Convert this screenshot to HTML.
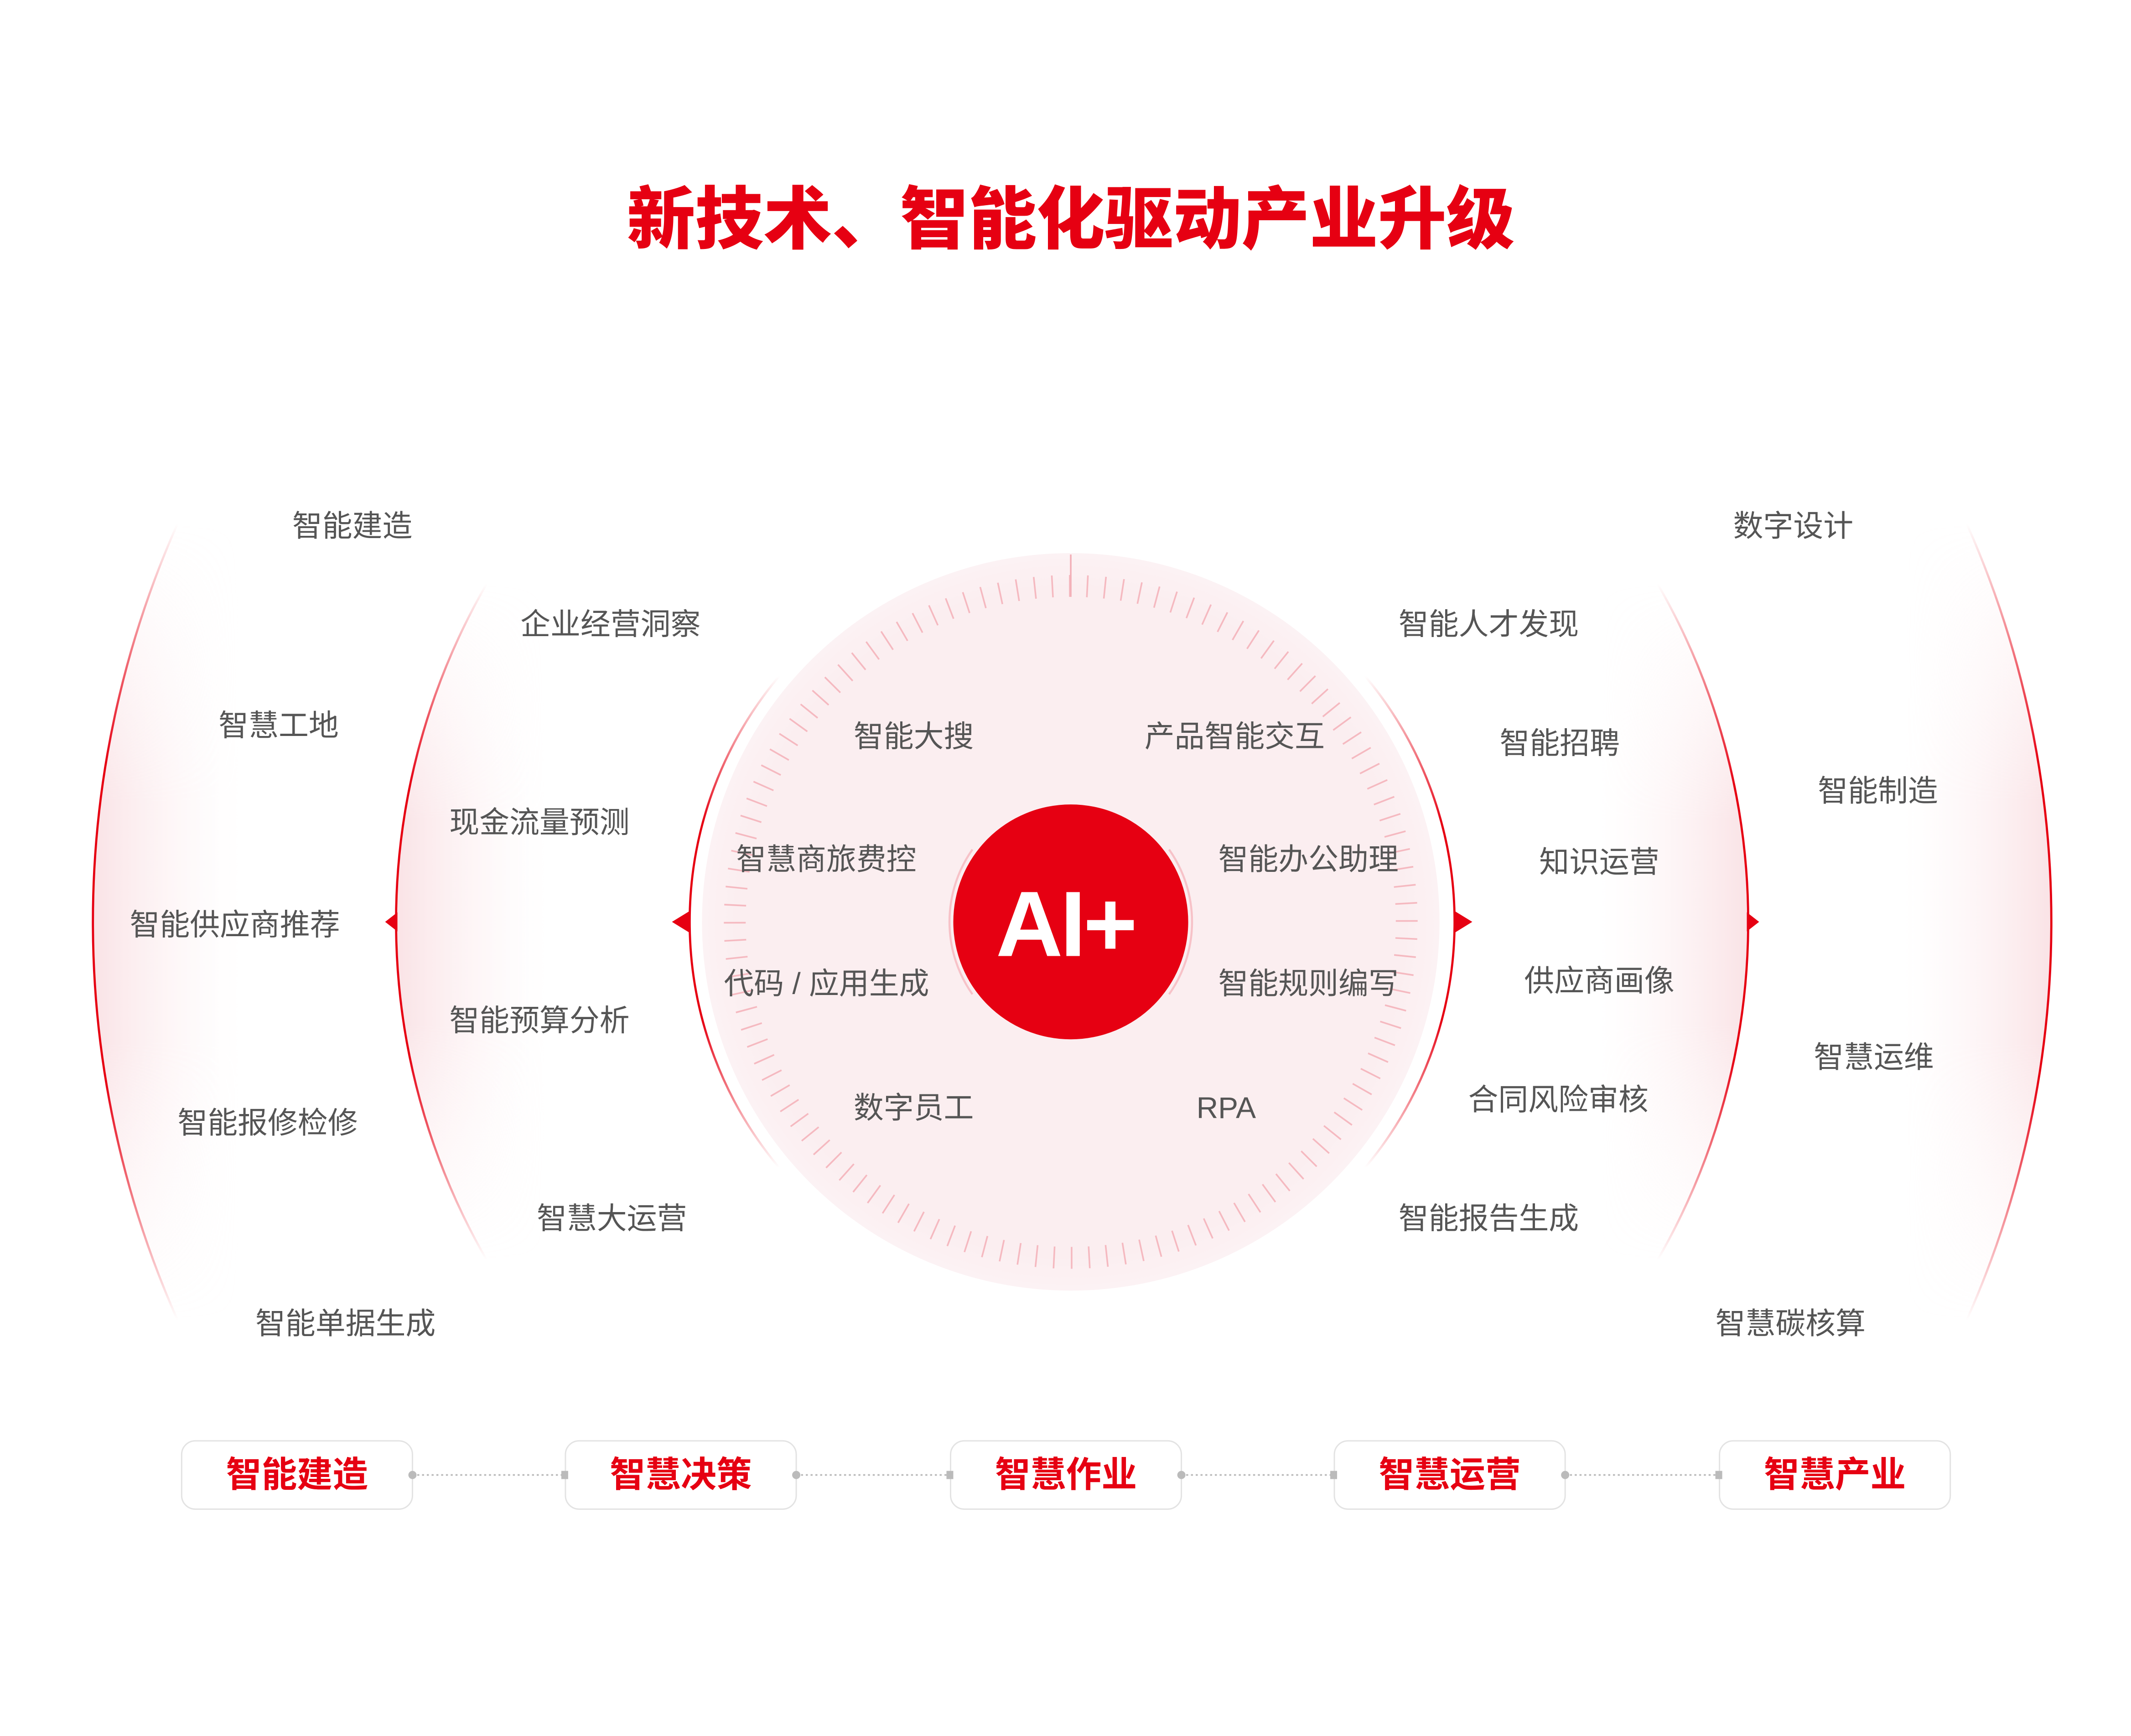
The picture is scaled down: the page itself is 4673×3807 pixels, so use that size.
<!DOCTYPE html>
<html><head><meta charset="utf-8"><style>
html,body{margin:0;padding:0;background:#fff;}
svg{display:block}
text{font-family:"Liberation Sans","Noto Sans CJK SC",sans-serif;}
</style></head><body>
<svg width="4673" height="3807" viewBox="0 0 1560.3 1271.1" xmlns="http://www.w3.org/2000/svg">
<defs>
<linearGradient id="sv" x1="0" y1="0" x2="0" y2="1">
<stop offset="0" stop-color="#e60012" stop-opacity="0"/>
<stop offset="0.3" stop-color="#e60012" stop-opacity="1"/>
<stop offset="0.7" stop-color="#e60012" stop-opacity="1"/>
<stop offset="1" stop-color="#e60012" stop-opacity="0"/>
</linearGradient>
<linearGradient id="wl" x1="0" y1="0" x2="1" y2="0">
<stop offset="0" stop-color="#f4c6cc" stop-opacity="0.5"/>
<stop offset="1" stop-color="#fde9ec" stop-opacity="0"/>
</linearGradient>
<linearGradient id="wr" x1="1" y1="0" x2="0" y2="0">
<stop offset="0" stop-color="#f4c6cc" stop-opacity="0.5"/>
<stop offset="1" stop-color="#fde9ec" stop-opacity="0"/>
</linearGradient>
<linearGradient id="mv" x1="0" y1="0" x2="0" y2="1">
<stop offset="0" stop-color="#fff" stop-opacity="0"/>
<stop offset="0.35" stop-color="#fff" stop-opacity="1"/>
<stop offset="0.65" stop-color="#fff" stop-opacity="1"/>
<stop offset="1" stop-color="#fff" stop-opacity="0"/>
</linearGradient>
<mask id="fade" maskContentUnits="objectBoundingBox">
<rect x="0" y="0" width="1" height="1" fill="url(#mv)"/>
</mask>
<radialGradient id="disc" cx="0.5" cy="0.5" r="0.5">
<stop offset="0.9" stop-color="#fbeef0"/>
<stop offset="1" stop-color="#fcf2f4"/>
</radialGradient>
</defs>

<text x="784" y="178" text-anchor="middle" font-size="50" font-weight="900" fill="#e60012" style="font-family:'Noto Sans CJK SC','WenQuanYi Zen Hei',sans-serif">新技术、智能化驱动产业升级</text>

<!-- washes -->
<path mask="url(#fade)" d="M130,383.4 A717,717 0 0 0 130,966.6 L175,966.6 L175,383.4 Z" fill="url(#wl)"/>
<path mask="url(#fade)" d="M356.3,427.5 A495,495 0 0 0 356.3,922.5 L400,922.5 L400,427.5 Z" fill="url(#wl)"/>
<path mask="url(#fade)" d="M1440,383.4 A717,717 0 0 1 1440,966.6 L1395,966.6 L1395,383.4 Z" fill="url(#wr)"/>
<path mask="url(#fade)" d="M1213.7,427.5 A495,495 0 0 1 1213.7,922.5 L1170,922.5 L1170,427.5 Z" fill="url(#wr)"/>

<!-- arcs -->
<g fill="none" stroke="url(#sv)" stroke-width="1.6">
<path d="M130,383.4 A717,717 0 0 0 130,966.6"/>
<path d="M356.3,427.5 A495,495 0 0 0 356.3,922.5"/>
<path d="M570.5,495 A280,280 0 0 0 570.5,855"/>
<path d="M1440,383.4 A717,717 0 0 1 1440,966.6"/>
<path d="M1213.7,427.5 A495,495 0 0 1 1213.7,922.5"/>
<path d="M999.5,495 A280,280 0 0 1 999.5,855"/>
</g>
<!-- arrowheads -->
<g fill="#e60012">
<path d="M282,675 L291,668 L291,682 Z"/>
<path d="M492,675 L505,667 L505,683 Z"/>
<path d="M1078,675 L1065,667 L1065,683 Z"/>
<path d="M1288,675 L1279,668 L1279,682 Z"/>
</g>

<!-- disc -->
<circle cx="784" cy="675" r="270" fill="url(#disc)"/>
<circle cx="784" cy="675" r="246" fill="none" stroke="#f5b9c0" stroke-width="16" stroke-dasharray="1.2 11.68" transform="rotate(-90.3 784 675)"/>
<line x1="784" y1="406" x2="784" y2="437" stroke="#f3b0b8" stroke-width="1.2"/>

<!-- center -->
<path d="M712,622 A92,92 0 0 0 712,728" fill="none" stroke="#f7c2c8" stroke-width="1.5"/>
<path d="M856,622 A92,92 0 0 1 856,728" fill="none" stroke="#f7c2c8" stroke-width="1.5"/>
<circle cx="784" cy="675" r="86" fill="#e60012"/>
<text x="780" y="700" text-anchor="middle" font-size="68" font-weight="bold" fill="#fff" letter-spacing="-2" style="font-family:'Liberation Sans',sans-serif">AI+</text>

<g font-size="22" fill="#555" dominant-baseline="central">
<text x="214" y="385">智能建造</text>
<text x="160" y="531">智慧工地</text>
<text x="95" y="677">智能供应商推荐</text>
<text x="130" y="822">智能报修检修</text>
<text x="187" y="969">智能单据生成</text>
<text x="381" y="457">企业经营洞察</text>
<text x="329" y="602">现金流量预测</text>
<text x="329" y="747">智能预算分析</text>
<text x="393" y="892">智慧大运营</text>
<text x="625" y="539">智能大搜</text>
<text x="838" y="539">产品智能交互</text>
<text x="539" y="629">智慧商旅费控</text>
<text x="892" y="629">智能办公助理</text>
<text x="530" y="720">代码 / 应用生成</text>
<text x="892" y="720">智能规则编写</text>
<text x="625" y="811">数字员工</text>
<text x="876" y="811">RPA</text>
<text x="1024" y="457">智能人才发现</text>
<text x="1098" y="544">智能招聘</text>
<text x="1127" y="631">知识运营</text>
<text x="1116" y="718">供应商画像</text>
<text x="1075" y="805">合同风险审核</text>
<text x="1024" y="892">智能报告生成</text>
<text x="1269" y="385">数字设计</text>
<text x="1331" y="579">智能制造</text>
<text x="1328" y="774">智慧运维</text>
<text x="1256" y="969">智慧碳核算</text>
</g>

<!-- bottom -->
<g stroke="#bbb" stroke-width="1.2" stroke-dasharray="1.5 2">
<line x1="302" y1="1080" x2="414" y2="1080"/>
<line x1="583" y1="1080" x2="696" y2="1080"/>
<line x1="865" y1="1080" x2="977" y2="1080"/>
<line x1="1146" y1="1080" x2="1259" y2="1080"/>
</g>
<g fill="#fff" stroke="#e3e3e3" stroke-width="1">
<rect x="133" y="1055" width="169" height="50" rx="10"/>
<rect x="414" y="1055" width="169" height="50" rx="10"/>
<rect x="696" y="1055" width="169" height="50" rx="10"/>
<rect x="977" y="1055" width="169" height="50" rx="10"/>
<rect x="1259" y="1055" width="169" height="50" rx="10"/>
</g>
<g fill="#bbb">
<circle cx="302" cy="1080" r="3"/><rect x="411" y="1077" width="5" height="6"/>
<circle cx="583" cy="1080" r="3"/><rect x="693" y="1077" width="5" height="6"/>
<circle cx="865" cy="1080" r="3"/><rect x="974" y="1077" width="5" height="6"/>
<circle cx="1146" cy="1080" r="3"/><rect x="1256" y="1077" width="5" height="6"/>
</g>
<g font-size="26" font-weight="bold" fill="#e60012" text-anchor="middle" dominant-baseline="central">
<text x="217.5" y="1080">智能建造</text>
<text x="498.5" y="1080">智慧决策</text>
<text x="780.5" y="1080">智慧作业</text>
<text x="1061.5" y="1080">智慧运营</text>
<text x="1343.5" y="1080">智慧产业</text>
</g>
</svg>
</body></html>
================
§ **WRITTEN EXERCISE**: Copy every line of the data word for word, omitting the images.

§ **RESULT**:
Convert this screenshot to HTML.
The picture is scaled down: the page itself is 4673×3807 pixels, so use that size.
<!DOCTYPE html>
<html><head><meta charset="utf-8"><style>
html,body{margin:0;padding:0;background:#fff;}
svg{display:block}
text{font-family:"Liberation Sans","Noto Sans CJK SC",sans-serif;}
</style></head><body>
<svg width="4673" height="3807" viewBox="0 0 1560.3 1271.1" xmlns="http://www.w3.org/2000/svg">
<defs>
<linearGradient id="sv" x1="0" y1="0" x2="0" y2="1">
<stop offset="0" stop-color="#e60012" stop-opacity="0"/>
<stop offset="0.3" stop-color="#e60012" stop-opacity="1"/>
<stop offset="0.7" stop-color="#e60012" stop-opacity="1"/>
<stop offset="1" stop-color="#e60012" stop-opacity="0"/>
</linearGradient>
<linearGradient id="wl" x1="0" y1="0" x2="1" y2="0">
<stop offset="0" stop-color="#f4c6cc" stop-opacity="0.5"/>
<stop offset="1" stop-color="#fde9ec" stop-opacity="0"/>
</linearGradient>
<linearGradient id="wr" x1="1" y1="0" x2="0" y2="0">
<stop offset="0" stop-color="#f4c6cc" stop-opacity="0.5"/>
<stop offset="1" stop-color="#fde9ec" stop-opacity="0"/>
</linearGradient>
<linearGradient id="mv" x1="0" y1="0" x2="0" y2="1">
<stop offset="0" stop-color="#fff" stop-opacity="0"/>
<stop offset="0.35" stop-color="#fff" stop-opacity="1"/>
<stop offset="0.65" stop-color="#fff" stop-opacity="1"/>
<stop offset="1" stop-color="#fff" stop-opacity="0"/>
</linearGradient>
<mask id="fade" maskContentUnits="objectBoundingBox">
<rect x="0" y="0" width="1" height="1" fill="url(#mv)"/>
</mask>
<radialGradient id="disc" cx="0.5" cy="0.5" r="0.5">
<stop offset="0.9" stop-color="#fbeef0"/>
<stop offset="1" stop-color="#fcf2f4"/>
</radialGradient>
</defs>

<text x="784" y="178" text-anchor="middle" font-size="50" font-weight="900" fill="#e60012" style="font-family:'Noto Sans CJK SC','WenQuanYi Zen Hei',sans-serif">新技术、智能化驱动产业升级</text>

<!-- washes -->
<path mask="url(#fade)" d="M130,383.4 A717,717 0 0 0 130,966.6 L175,966.6 L175,383.4 Z" fill="url(#wl)"/>
<path mask="url(#fade)" d="M356.3,427.5 A495,495 0 0 0 356.3,922.5 L400,922.5 L400,427.5 Z" fill="url(#wl)"/>
<path mask="url(#fade)" d="M1440,383.4 A717,717 0 0 1 1440,966.6 L1395,966.6 L1395,383.4 Z" fill="url(#wr)"/>
<path mask="url(#fade)" d="M1213.7,427.5 A495,495 0 0 1 1213.7,922.5 L1170,922.5 L1170,427.5 Z" fill="url(#wr)"/>

<!-- arcs -->
<g fill="none" stroke="url(#sv)" stroke-width="1.6">
<path d="M130,383.4 A717,717 0 0 0 130,966.6"/>
<path d="M356.3,427.5 A495,495 0 0 0 356.3,922.5"/>
<path d="M570.5,495 A280,280 0 0 0 570.5,855"/>
<path d="M1440,383.4 A717,717 0 0 1 1440,966.6"/>
<path d="M1213.7,427.5 A495,495 0 0 1 1213.7,922.5"/>
<path d="M999.5,495 A280,280 0 0 1 999.5,855"/>
</g>
<!-- arrowheads -->
<g fill="#e60012">
<path d="M282,675 L291,668 L291,682 Z"/>
<path d="M492,675 L505,667 L505,683 Z"/>
<path d="M1078,675 L1065,667 L1065,683 Z"/>
<path d="M1288,675 L1279,668 L1279,682 Z"/>
</g>

<!-- disc -->
<circle cx="784" cy="675" r="270" fill="url(#disc)"/>
<circle cx="784" cy="675" r="246" fill="none" stroke="#f5b9c0" stroke-width="16" stroke-dasharray="1.2 11.68" transform="rotate(-90.3 784 675)"/>
<line x1="784" y1="406" x2="784" y2="437" stroke="#f3b0b8" stroke-width="1.2"/>

<!-- center -->
<path d="M712,622 A92,92 0 0 0 712,728" fill="none" stroke="#f7c2c8" stroke-width="1.5"/>
<path d="M856,622 A92,92 0 0 1 856,728" fill="none" stroke="#f7c2c8" stroke-width="1.5"/>
<circle cx="784" cy="675" r="86" fill="#e60012"/>
<text x="780" y="700" text-anchor="middle" font-size="68" font-weight="bold" fill="#fff" letter-spacing="-2" style="font-family:'Liberation Sans',sans-serif">AI+</text>

<g font-size="22" fill="#555" dominant-baseline="central">
<text x="214" y="385">智能建造</text>
<text x="160" y="531">智慧工地</text>
<text x="95" y="677">智能供应商推荐</text>
<text x="130" y="822">智能报修检修</text>
<text x="187" y="969">智能单据生成</text>
<text x="381" y="457">企业经营洞察</text>
<text x="329" y="602">现金流量预测</text>
<text x="329" y="747">智能预算分析</text>
<text x="393" y="892">智慧大运营</text>
<text x="625" y="539">智能大搜</text>
<text x="838" y="539">产品智能交互</text>
<text x="539" y="629">智慧商旅费控</text>
<text x="892" y="629">智能办公助理</text>
<text x="530" y="720">代码 / 应用生成</text>
<text x="892" y="720">智能规则编写</text>
<text x="625" y="811">数字员工</text>
<text x="876" y="811">RPA</text>
<text x="1024" y="457">智能人才发现</text>
<text x="1098" y="544">智能招聘</text>
<text x="1127" y="631">知识运营</text>
<text x="1116" y="718">供应商画像</text>
<text x="1075" y="805">合同风险审核</text>
<text x="1024" y="892">智能报告生成</text>
<text x="1269" y="385">数字设计</text>
<text x="1331" y="579">智能制造</text>
<text x="1328" y="774">智慧运维</text>
<text x="1256" y="969">智慧碳核算</text>
</g>

<!-- bottom -->
<g stroke="#bbb" stroke-width="1.2" stroke-dasharray="1.5 2">
<line x1="302" y1="1080" x2="414" y2="1080"/>
<line x1="583" y1="1080" x2="696" y2="1080"/>
<line x1="865" y1="1080" x2="977" y2="1080"/>
<line x1="1146" y1="1080" x2="1259" y2="1080"/>
</g>
<g fill="#fff" stroke="#e3e3e3" stroke-width="1">
<rect x="133" y="1055" width="169" height="50" rx="10"/>
<rect x="414" y="1055" width="169" height="50" rx="10"/>
<rect x="696" y="1055" width="169" height="50" rx="10"/>
<rect x="977" y="1055" width="169" height="50" rx="10"/>
<rect x="1259" y="1055" width="169" height="50" rx="10"/>
</g>
<g fill="#bbb">
<circle cx="302" cy="1080" r="3"/><rect x="411" y="1077" width="5" height="6"/>
<circle cx="583" cy="1080" r="3"/><rect x="693" y="1077" width="5" height="6"/>
<circle cx="865" cy="1080" r="3"/><rect x="974" y="1077" width="5" height="6"/>
<circle cx="1146" cy="1080" r="3"/><rect x="1256" y="1077" width="5" height="6"/>
</g>
<g font-size="26" font-weight="bold" fill="#e60012" text-anchor="middle" dominant-baseline="central">
<text x="217.5" y="1080">智能建造</text>
<text x="498.5" y="1080">智慧决策</text>
<text x="780.5" y="1080">智慧作业</text>
<text x="1061.5" y="1080">智慧运营</text>
<text x="1343.5" y="1080">智慧产业</text>
</g>
</svg>
</body></html>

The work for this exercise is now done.